Last week I wrote about transplanting cabbage and sowing kale. We were having “great transplanting weather”, that is, it rained a lot! We filled all the gaps in all 12 rows of broccoli and cabbage in a single hour with four people. There weren’t many gaps, happily. That’s about 1400 broccoli plants and 700 cabbages, our usual amount to feed a hundred people.
This week in the garden, it’s about three weeks since we started the transplanting, so the first rows are ready to be uncovered and hoed. Happily, we now have great hoeing weather! No rain in sight for a week. Central Virginia weather is very variable, and our particular spot is drier than the surrounding area, so if the forecast says 30% chance of rain or less, we are very unlikely to get any. There’s currently a forecast with a 50% chance of rain in 6 days (Monday night). If we can get all the hoeing done, and till or wheelhoe between the rows, then I can broadcast a clover mix and welcome some rain! We like the wheel hoe if the weeds are not too big and not too grassy. The first few rows were quite grassy, so we used our BCS 732 tiller from Earth Tools.
We cultivate around the brassica plants, then broadcast a mix of clovers: 1 oz crimson clover, 1 oz large white Ladino clover and 2 oz common red clover (medium, multi-cut) per 100 square feet. Then if it doesn’t rain, we water like crazy for a few days, which is all it takes to get the clover germinated. We have drip tape for the brassicas, but we need overhead sprinklers for the clover mix. The crimson clover is the fastest growing in the fall, and the others gradually take over in the spring and summer of the next year. We like watching the progression from crimson clover to red to white as each type comes into its strength.
This method of undersowing clovers in fall brassicas works well for us. It provides cover for the soil, legumes which provide nitrogen for the crop. The clovers survive the winter, and in the spring, we mow off the dead broccoli stems and let the clover grow. If all goes well, we keep the clover mix for a whole year (our Green Fallow Year), feeding the soil and eliminating weed seeds. We mow it to prevent the crimson clover seeding (which could be a nuisance) and when ever any weeds seem to be gaining. Here’s a couple of pictures from a previous year. (That’s our Dairy Barn by the side of the driveway, and our Hay Barn in the distance.)
I’ve written up this method as part of an article for Growing for Market magazine, for the September issue.
And now our bad news – more nematodes in the hoophouse. When we pulled up our early tomatoes, the roots of four of them in one bed were gnarly with lumps. It’s the return of the Root Knot Nematodes.
In the early spring of 2011 we found spinach with lumpy roots. We sent some plants with soil attached, to the Plant Diseases Clinic and got the diagnosis of Peanut Root-Knot Nematodes. We put that half a bed into a series of cover crops, (wheat and white lupins in the winter, French marigolds and sesame in the spring) and solarized it each summer, for two years. In the summer of 2013, we grew Mississippi Silver cowpeas there (resistant to RKN). This past winter we grew lettuce in the that affected half-bed. We benefited – no sclerotinia drop in that lettuce crop, thanks to the summer solarization!

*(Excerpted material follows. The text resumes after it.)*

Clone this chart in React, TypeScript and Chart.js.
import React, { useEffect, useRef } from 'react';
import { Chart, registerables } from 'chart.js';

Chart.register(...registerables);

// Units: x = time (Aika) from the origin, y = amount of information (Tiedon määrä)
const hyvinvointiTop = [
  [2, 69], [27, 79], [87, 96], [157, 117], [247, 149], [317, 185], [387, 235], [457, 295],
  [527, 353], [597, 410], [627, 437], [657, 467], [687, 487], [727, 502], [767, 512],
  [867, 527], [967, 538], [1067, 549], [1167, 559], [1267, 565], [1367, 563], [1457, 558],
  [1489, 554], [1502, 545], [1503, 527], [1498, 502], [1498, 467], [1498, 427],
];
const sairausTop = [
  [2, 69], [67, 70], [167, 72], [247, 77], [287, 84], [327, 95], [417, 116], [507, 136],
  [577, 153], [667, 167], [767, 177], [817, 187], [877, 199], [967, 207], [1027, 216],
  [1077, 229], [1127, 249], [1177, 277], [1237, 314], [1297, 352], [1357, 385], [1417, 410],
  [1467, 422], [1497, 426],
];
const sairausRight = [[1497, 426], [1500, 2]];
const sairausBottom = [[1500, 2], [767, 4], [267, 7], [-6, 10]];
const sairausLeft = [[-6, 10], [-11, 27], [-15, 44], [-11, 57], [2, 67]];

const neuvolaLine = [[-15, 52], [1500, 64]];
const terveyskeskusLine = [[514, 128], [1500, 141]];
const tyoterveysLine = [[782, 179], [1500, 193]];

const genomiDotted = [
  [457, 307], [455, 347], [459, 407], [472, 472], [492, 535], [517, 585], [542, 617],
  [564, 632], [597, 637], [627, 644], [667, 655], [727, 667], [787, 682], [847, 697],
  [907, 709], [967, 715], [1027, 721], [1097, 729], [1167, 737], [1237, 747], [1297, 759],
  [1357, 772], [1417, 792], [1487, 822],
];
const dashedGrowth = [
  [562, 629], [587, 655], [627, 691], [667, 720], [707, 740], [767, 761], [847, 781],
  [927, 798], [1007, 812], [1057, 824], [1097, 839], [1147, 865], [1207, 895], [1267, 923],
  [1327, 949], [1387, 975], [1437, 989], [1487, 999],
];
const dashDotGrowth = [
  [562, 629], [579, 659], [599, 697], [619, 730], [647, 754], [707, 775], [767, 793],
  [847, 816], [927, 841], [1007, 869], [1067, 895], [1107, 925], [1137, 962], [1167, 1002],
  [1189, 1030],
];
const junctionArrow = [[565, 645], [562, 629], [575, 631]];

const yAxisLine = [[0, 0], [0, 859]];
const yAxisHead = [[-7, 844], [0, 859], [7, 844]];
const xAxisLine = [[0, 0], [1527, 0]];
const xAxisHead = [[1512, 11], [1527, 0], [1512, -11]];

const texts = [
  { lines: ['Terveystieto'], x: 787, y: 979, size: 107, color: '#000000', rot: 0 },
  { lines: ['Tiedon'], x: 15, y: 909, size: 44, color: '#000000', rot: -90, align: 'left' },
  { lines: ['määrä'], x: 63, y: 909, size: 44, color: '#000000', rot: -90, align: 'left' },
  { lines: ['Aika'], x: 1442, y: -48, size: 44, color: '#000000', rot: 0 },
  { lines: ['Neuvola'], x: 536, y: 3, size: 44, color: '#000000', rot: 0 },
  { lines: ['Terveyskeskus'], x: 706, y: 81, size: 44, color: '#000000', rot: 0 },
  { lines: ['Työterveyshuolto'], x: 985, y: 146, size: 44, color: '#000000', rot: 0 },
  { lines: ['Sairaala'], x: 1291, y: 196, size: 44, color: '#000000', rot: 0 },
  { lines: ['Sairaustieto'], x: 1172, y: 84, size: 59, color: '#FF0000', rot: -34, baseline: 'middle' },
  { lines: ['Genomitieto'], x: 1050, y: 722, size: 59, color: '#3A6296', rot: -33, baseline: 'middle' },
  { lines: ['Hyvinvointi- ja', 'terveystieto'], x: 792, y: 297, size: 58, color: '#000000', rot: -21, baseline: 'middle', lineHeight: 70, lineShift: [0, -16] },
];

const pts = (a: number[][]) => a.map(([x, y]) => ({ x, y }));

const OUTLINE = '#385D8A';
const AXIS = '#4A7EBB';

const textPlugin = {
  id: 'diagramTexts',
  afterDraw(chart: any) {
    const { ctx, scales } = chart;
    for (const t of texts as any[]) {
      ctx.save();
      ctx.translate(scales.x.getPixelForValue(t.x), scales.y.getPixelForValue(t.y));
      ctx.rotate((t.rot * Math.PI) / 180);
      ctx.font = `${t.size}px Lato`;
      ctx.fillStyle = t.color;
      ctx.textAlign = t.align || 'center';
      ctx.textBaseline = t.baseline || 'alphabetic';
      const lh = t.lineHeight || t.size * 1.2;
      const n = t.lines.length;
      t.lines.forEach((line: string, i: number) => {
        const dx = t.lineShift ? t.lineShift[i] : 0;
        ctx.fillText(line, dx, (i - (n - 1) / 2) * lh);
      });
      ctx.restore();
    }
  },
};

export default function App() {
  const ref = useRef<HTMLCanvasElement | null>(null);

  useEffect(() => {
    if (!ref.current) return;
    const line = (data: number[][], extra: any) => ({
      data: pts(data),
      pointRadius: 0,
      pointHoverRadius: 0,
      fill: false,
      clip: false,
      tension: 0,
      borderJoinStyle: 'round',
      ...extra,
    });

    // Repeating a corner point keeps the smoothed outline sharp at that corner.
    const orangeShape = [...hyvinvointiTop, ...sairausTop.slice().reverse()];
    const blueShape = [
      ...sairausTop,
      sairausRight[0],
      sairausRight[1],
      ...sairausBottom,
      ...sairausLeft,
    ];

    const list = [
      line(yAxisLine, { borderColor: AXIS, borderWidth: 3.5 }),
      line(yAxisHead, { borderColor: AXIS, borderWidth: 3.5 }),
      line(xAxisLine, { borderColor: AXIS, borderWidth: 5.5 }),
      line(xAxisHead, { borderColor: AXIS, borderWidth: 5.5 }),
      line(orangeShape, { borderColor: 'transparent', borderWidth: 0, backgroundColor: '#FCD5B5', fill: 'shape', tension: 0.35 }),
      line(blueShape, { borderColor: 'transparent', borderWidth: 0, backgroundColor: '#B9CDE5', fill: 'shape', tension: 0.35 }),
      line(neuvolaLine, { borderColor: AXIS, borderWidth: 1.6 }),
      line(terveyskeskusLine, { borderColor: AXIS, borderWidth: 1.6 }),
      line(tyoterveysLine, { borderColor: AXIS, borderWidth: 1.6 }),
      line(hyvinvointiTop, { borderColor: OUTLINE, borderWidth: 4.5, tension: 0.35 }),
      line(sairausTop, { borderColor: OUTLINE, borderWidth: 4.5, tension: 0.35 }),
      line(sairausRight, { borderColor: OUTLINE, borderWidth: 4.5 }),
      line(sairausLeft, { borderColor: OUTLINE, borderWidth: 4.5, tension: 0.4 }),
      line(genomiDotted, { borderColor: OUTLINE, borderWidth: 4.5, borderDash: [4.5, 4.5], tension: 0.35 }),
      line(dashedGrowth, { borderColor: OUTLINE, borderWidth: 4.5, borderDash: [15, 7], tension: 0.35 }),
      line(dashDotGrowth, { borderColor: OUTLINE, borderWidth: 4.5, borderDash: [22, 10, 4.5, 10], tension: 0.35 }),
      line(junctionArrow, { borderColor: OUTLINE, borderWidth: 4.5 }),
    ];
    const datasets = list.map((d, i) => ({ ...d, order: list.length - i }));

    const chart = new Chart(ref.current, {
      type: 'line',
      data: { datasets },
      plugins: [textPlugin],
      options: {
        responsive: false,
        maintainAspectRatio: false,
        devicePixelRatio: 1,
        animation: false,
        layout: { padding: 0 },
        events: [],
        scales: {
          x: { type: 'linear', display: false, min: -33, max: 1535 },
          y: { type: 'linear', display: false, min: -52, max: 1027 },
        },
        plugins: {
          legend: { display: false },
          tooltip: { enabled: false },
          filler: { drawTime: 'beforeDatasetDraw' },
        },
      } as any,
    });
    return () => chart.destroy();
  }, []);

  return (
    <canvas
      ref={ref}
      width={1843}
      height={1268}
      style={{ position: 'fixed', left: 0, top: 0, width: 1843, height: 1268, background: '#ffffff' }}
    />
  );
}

Meanwhile in the early summer of 2013, we found some beans with lumpy roots in the other half of the bed, so we started the same treatment there. Next summer (2015) we could grow the cowpeas there.
But now the next bed over has nematodes. Having a half-bed out of production is manageable, but one and a half is more of a blow. We are considering whether we need to be as cautious, or whether we should accept that some level of nematode infestation is likely in hoophouses in the south. We are looking at various scenarios. This research has consumed all my available time this week. Information about nematodes is sometimes too general to be useful, as there are many kinds other than root-knot ones. Plus, what’s true for Peanut RKN is not necessarily true for Southern RKN or Northern RKN. Grr!
I’ve assembled a long list of tomato varieties resistant to some kind of RKN, although I don’t yet know which of them are resistant to Peanut Root-Knot Nematode. Many, many food crops are susceptible. Most of the resistant crops are ones we don’t want to grow in the hoophouse: Jerusalem artichokes, globe artichokes, asparagus, horseradish, rhubarb, maybe sweet corn (opinions vary on its resistance/susceptibility).
Maybe we could grow West Indian gherkins one summer. We’d get soooo many pickles! It’s a very productive crop for us. One idea was to build a second hoophouse and use the old one for (resistant) strawberries for two years! We’re not really at the place to do that, though, financially or time-wise.
Currently I’m studying a list of biocontrols to see what’s available and affordable. Life goes on. Hopefully we can decide at our crew meeting on Thursday, because we can’t start to implement our fall planting schedule in the hoophouse until we decide about the nematodes.